▼

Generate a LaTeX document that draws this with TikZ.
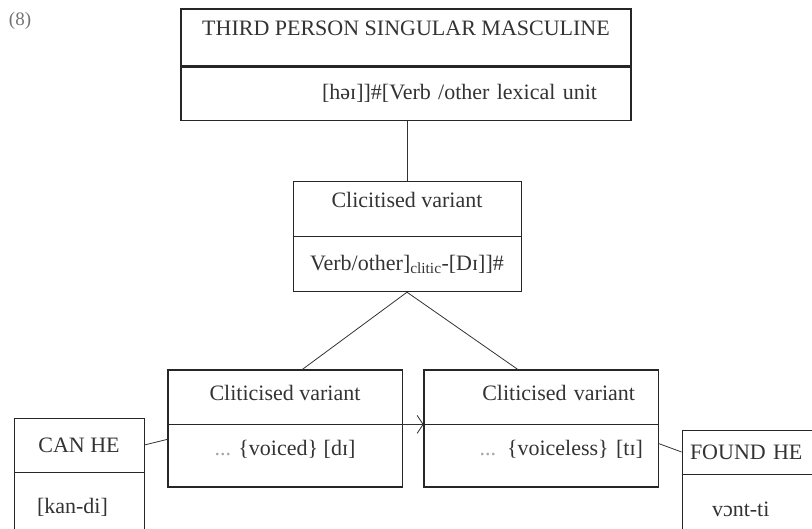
\documentclass[tikz,border=0pt]{standalone}
\usepackage{fontspec}
\setmainfont{Liberation Serif}
\usetikzlibrary{arrows.meta,positioning}

\begin{document}
\begin{tikzpicture}[
    x=1pt, y=-1pt,
    cell/.style={rectangle, draw=black!85, inner sep=0pt, font=\fontsize{22}{26}\selectfont, text=black!80},
    thinbox/.style={cell, line width=0.8pt},
    frame/.style={draw=black!85, line width=1.8pt},
    raised/.style={text depth=#1},
    link/.style={draw=black!80, line width=0.8pt},
    arrow/.style={link, -{Straight Barb[length=6pt, width=18pt]}}
]
    \clip (0,0) rectangle (812,529);
    \node[text=black!55, font=\fontsize{19}{22}\selectfont] (num) at (20,21) {(8)};

    % Lexical entry (top)
    \node[cell, line width=1.1pt, minimum width=450, minimum height=57, raised=19pt] (third-a) at (406,37.5) {THIRD PERSON SINGULAR MASCULINE};
    \node[cell, line width=1.1pt, minimum width=450, minimum height=53, text width=382, align=right, below=0pt of third-a] (third-b) {[həɪ]]\#[Verb /other lexical unit};

    % Clitic form (middle)
    \node[thinbox, minimum width=228, minimum height=55, raised=17pt] (clit-a) at (407,208.5) {Clicitised variant};
    \node[thinbox, minimum width=228, minimum height=55, below=0pt of clit-a] (clit-b) {Verb/other]\textsubscript{clitic}-[Dɪ]]\#};

    % Voiced and voiceless variants
    \node[thinbox, minimum width=234, minimum height=54, raised=8pt] (voiced-a) at (285,397) {Cliticised variant};
    \node[thinbox, minimum width=234, minimum height=62, raised=16pt, below=0pt of voiced-a] (voiced-b) {{\color{black!35}...} \{voiced\} [dɪ]};
    \node[thinbox, minimum width=234, minimum height=54, raised=8pt, text width=188, align=right] (voiceless-a) at (541,397) {Cliticised variant};
    \node[thinbox, minimum width=234, minimum height=62, raised=16pt, text width=204, align=right, below=0pt of voiceless-a] (voiceless-b) {{\color{black!35}...} \{voiceless\} [tɪ]};
    \draw[frame] (voiced-a.north west) rectangle (voiced-b.south east);
    \draw[frame] (voiceless-a.north west) rectangle (voiceless-b.south east);

    % Examples
    \node[thinbox, minimum width=130, minimum height=54] (canhe-a) at (79,445) {CAN HE};
    \node[thinbox, minimum width=130, minimum height=70, text width=84, align=left, below=0pt of canhe-a] (canhe-b) {[kan-di]};
    \node[thinbox, minimum width=150, minimum height=44, text width=134, align=left] (foundhe-a) at (757,452) {FOUND HE};
    \node[thinbox, minimum width=150, minimum height=70, text width=90, align=left, below=0pt of foundhe-a] (foundhe-b) {vɔnt-ti};

    % Connectors
    \draw[link] (clit-a.north) -- (clit-a.north |- third-b.south);
    \draw[link] (clit-b.south) -- (voiced-a.58);
    \draw[link] (clit-b.south) -- (voiceless-a.130);
    \draw[arrow] (voiced-a.south east) -- (voiceless-a.south west);
    \draw[link] (canhe-a.east) -- (voiced-b.172);
    \draw[link] (voiceless-b.6) -- (foundhe-a.west);
\end{tikzpicture}
\end{document}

▲

* [Given exercise]:
Copy every line of the data word for word, omitting the images.

* [Result of the task]:
Generate a LaTeX document that draws this with TikZ.
\documentclass[tikz,border=0pt]{standalone}
\usepackage{fontspec}
\setmainfont{Liberation Serif}
\usetikzlibrary{arrows.meta,positioning}

\begin{document}
\begin{tikzpicture}[
    x=1pt, y=-1pt,
    cell/.style={rectangle, draw=black!85, inner sep=0pt, font=\fontsize{22}{26}\selectfont, text=black!80},
    thinbox/.style={cell, line width=0.8pt},
    frame/.style={draw=black!85, line width=1.8pt},
    raised/.style={text depth=#1},
    link/.style={draw=black!80, line width=0.8pt},
    arrow/.style={link, -{Straight Barb[length=6pt, width=18pt]}}
]
    \clip (0,0) rectangle (812,529);
    \node[text=black!55, font=\fontsize{19}{22}\selectfont] (num) at (20,21) {(8)};

    % Lexical entry (top)
    \node[cell, line width=1.1pt, minimum width=450, minimum height=57, raised=19pt] (third-a) at (406,37.5) {THIRD PERSON SINGULAR MASCULINE};
    \node[cell, line width=1.1pt, minimum width=450, minimum height=53, text width=382, align=right, below=0pt of third-a] (third-b) {[həɪ]]\#[Verb /other lexical unit};

    % Clitic form (middle)
    \node[thinbox, minimum width=228, minimum height=55, raised=17pt] (clit-a) at (407,208.5) {Clicitised variant};
    \node[thinbox, minimum width=228, minimum height=55, below=0pt of clit-a] (clit-b) {Verb/other]\textsubscript{clitic}-[Dɪ]]\#};

    % Voiced and voiceless variants
    \node[thinbox, minimum width=234, minimum height=54, raised=8pt] (voiced-a) at (285,397) {Cliticised variant};
    \node[thinbox, minimum width=234, minimum height=62, raised=16pt, below=0pt of voiced-a] (voiced-b) {{\color{black!35}...} \{voiced\} [dɪ]};
    \node[thinbox, minimum width=234, minimum height=54, raised=8pt, text width=188, align=right] (voiceless-a) at (541,397) {Cliticised variant};
    \node[thinbox, minimum width=234, minimum height=62, raised=16pt, text width=204, align=right, below=0pt of voiceless-a] (voiceless-b) {{\color{black!35}...} \{voiceless\} [tɪ]};
    \draw[frame] (voiced-a.north west) rectangle (voiced-b.south east);
    \draw[frame] (voiceless-a.north west) rectangle (voiceless-b.south east);

    % Examples
    \node[thinbox, minimum width=130, minimum height=54] (canhe-a) at (79,445) {CAN HE};
    \node[thinbox, minimum width=130, minimum height=70, text width=84, align=left, below=0pt of canhe-a] (canhe-b) {[kan-di]};
    \node[thinbox, minimum width=150, minimum height=44, text width=134, align=left] (foundhe-a) at (757,452) {FOUND HE};
    \node[thinbox, minimum width=150, minimum height=70, text width=90, align=left, below=0pt of foundhe-a] (foundhe-b) {vɔnt-ti};

    % Connectors
    \draw[link] (clit-a.north) -- (clit-a.north |- third-b.south);
    \draw[link] (clit-b.south) -- (voiced-a.58);
    \draw[link] (clit-b.south) -- (voiceless-a.130);
    \draw[arrow] (voiced-a.south east) -- (voiceless-a.south west);
    \draw[link] (canhe-a.east) -- (voiced-b.172);
    \draw[link] (voiceless-b.6) -- (foundhe-a.west);
\end{tikzpicture}
\end{document}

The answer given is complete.